Question How do I get the Mellanox MCX516A-CDAT 2x100Gb NIC to run at 2x100Gb?

Aug 24, 2022
2
0
10
8 Data Devices: 25Gb output with each device producing 16.4Gb/sec of data
1 Mellanox MSN2010-Onyx 18-Port Switch: 8 25G devices in / 2 100Gb Ports out
1 Mellanox MCX516A-CDAT 2x100Gb NIC: 2 100Gb Ports connected to the above switch via 2 DACs / the board is PCIe x16 Gen 4 device plugged into a PCIe x16 Gen4 slot
Windows 10 Pro
AMD Threadripper CPU

The problem we are having is that when we enable all of the devices, we are not getting 100Gb throughput for each NIC port despite all of the settings and information for the NIC indicating that each port is running at 100Gb/16GTs. We can successfully stream data from 6 devices (98.4Gb/sec), but when we add the remaining 2 devices, we lose data (essentially when we surpass 100Gb total throughput). We see that the board maxes out at 100Gb instead of 200Gb across both ports (which the NIC specs indicate it can do). Throughout our investigation, we have not been able to figure out how to get the NIC to support 2 x 100Gb throughput, and there does not appear to be an obvious setting.

Any suggestions would be greatly appreciated. Thanks in advance.
 
I have no background with that brand of equipment so I can't be 100% sure what is supported.

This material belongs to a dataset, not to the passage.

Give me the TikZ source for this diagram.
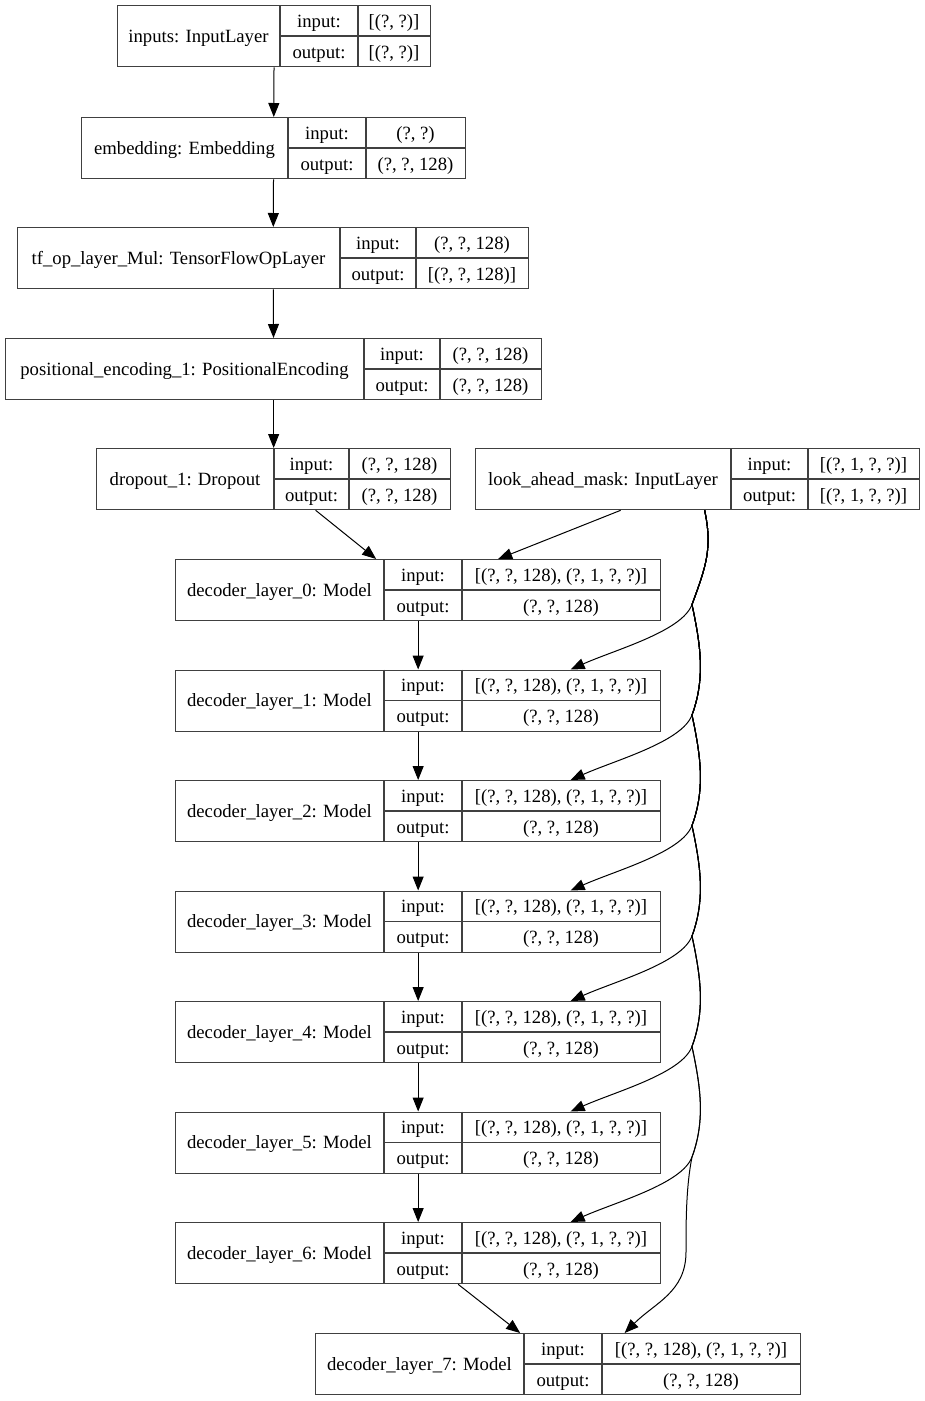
\documentclass[tikz,border=0pt]{standalone}
\usepackage{fontspec}
\setmainfont{Liberation Serif}
\usepackage{tikz}
\usetikzlibrary{arrows.meta}

\tikzset{
    boxline/.style={draw=black!75, line width=1.3pt},
    celltext/.style={anchor=base, inner sep=0pt, font=\fontsize{18.7}{22}\selectfont},
    edge/.style={-{Triangle[length=14pt,width=11pt]}, line width=1pt},
}

\newcommand{\kerasbox}[9]{%
    \pgfmathsetmacro\boxw{#5-#2}
    \node[boxline, minimum width=\boxw pt, minimum height=61pt, inner sep=0pt, anchor=north west] (#1) at (#2,#6) {};
    \draw[boxline] (#3,#6) -- (#3,#6+61) (#4,#6) -- (#4,#6+61) (#3,#6+31) -- (#5,#6+31);
    \node[celltext] (#1-name) at ({(#2+#3)/2},#6+37) {#7};
    \node[celltext] (#1-inkey) at ({(#3+#4)/2},#6+22) {input:};
    \node[celltext] (#1-outkey) at ({(#3+#4)/2},#6+53) {output:};
    \node[celltext] (#1-inval) at ({(#4+#5)/2},#6+22) {#8};
    \node[celltext] (#1-outval) at ({(#4+#5)/2},#6+53) {#9};
}

\begin{document}
\begin{tikzpicture}[x=1pt, y=-1pt]
    \useasboundingbox (0,0) rectangle (925,1401);
    \kerasbox{inp}{117}{280}{358}{430}{5}{inputs: InputLayer}{[(?, ?)]}{[(?, ?)]}
    \kerasbox{emb}{81}{288}{366}{465}{117}{embedding: Embedding}{(?, ?)}{(?, ?, 128)}
    \kerasbox{mul}{17}{340}{416}{528}{227}{tf\_op\_layer\_Mul: TensorFlowOpLayer}{(?, ?, 128)}{[(?, ?, 128)]}
    \kerasbox{pos}{5}{364}{440}{541}{338}{positional\_encoding\_1: PositionalEncoding}{(?, ?, 128)}{(?, ?, 128)}
    \kerasbox{drop}{96}{274}{349}{450}{448}{dropout\_1: Dropout}{(?, ?, 128)}{(?, ?, 128)}
    \kerasbox{lam}{475}{731}{808}{919}{448}{look\_ahead\_mask: InputLayer}{[(?, 1, ?, ?)]}{[(?, 1, ?, ?)]}
    \foreach \k in {0,...,6} {
        \pgfmathsetmacro\ytop{559+110.5*\k}
        \kerasbox{dec\k}{175}{384}{462}{660}{\ytop}{decoder\_layer\_\k: Model}{[(?, ?, 128), (?, 1, ?, ?)]}{(?, ?, 128)}
    }
    \kerasbox{dec7}{315}{524}{602}{800}{1333}{decoder\_layer\_7: Model}{[(?, ?, 128), (?, 1, ?, ?)]}{(?, ?, 128)}

    \draw[edge] (inp) -- (emb);
    \draw[edge] (emb) -- (mul);
    \draw[edge] (mul) -- (pos);
    \draw[edge] (pos) -- (drop);
    \draw[edge] ([xshift=42pt]drop.south) -- ([xshift=-42pt]dec0.north);
    \draw[edge] ([xshift=-77pt]lam.south) -- ([xshift=80pt]dec0.north);
    \foreach \k/\n in {0/1,1/2,2/3,3/4,4/5,5/6}
        \draw[edge] (dec\k) -- (dec\n);
    \draw[edge] ([xshift=40pt]dec6.south) -- ([xshift=-38pt]dec7.north);

    \coordinate (t0) at ([xshift=7pt]lam.south);
    \foreach \k in {1,...,6}
        \coordinate (t\k) at (692,{559+110.5*\k-65});
    \coordinate (t7) at (686,1252);
    \foreach \k in {1,...,6}
        \draw[edge] (t0) \foreach \j in {1,...,\k} { .. controls +(8,38) and +(14,-38) .. (t\j) }
            .. controls +(-10,27) and +(45,-20) .. ([xshift=152.5pt]dec\k.north);
    \draw[edge] (t0) \foreach \j in {1,...,6} { .. controls +(8,38) and +(14,-38) .. (t\j) }
        .. controls +(-6,30) and +(0,-30) .. (t7) .. controls +(0,40) and +(30,-30) .. ([xshift=66.5pt]dec7.north);
\end{tikzpicture}
\end{document}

First you need to read the specs on the switch and see what the maximum backplane speed is. On a lower end switch every port can run at full speed up and down. So a 8 port 1gbit switch would have 16gbit backplane to be what is called nonblock/wirespeed.
It has been years since I used high end equipment like this but there were internal bottlenecks in some of this equipment. Maybe there is a 100gbit limit

Next what method of port bonding are you using. The standard method is 802.3ad. This method uses a mathematical path selection method. It has a few options but what it does over simplistically is add the source and destination port and ip addresses and if it gets a even number it runs on port 1 and if it gets a odd number it runs on port 2. It does not care about how much load is on one path and it can if you are unlucky choose the same path for all the sessions. It does this to prevent the packet out of order problem you get if it would load balance by packet.

Now there are some proprietary forms of port aggregation that work differently. The best actually do things manipulate the packet size to avoid the packet out of order issue and then reassemble them. It generally is only done by server type devices.
Most switches only support 802.3ad.

You need to read all the details and see how port bonding/aggregation is done on your equipment.
 
Aug 24, 2022
2
0
10
I have no background with that brand of equipment so I can't be 100% sure what is supported.

First you need to read the specs on the switch and see what the maximum backplane speed is. On a lower end switch every port can run at full speed up and down. So a 8 port 1gbit switch would have 16gbit backplane to be what is called nonblock/wirespeed.
It has been years since I used high end equipment like this but there were internal bottlenecks in some of this equipment. Maybe there is a 100gbit limit

Next what method of port bonding are you using. The standard method is 802.3ad. This method uses a mathematical path selection method. It has a few options but what it does over simplistically is add the source and destination port and ip addresses and if it gets a even number it runs on port 1 and if it gets a odd number it runs on port 2. It does not care about how much load is on one path and it can if you are unlucky choose the same path for all the sessions. It does this to prevent the packet out of order problem you get if it would load balance by packet.

Now there are some proprietary forms of port aggregation that work differently. The best actually do things manipulate the packet size to avoid the packet out of order issue and then reassemble them. It generally is only done by server type devices.
Most switches only support 802.3ad.

You need to read all the details and see how port bonding/aggregation is done on your equipment.
Thank you for your reply. The problem we are experiencing is on the NIC side, and despite going through all of the settings and documentation there is nothing obvious that solves this problem. Please note that we already have experience using this hardware combination, but typically we only use 1 of the 100Gb ports and slower devices, so we have never had to think about this. Also, note that we are not doing any kind of aggregation here. From the NIC specifications: can support 200Gb/s when both network ports of MCX516A-CDAT run at 100Gb/s. This is based on this PCIe x16 Gen4 device being plugged into a PCIe x16 Gen4 slot.
 
Last edited:
You can't really have 2 ports hooked to the same network without some form of port bonding. It depends on the OS what it will do by default but it will not use both. In some cases it does not use 1 or maybe blocks it with spanning tree. Worst case you get a network loo

From what I can tell both the switch and the card support LAG which is another name for 802.3ad/ax. Maybe the support something else also but the manuals for the nic card are very limited.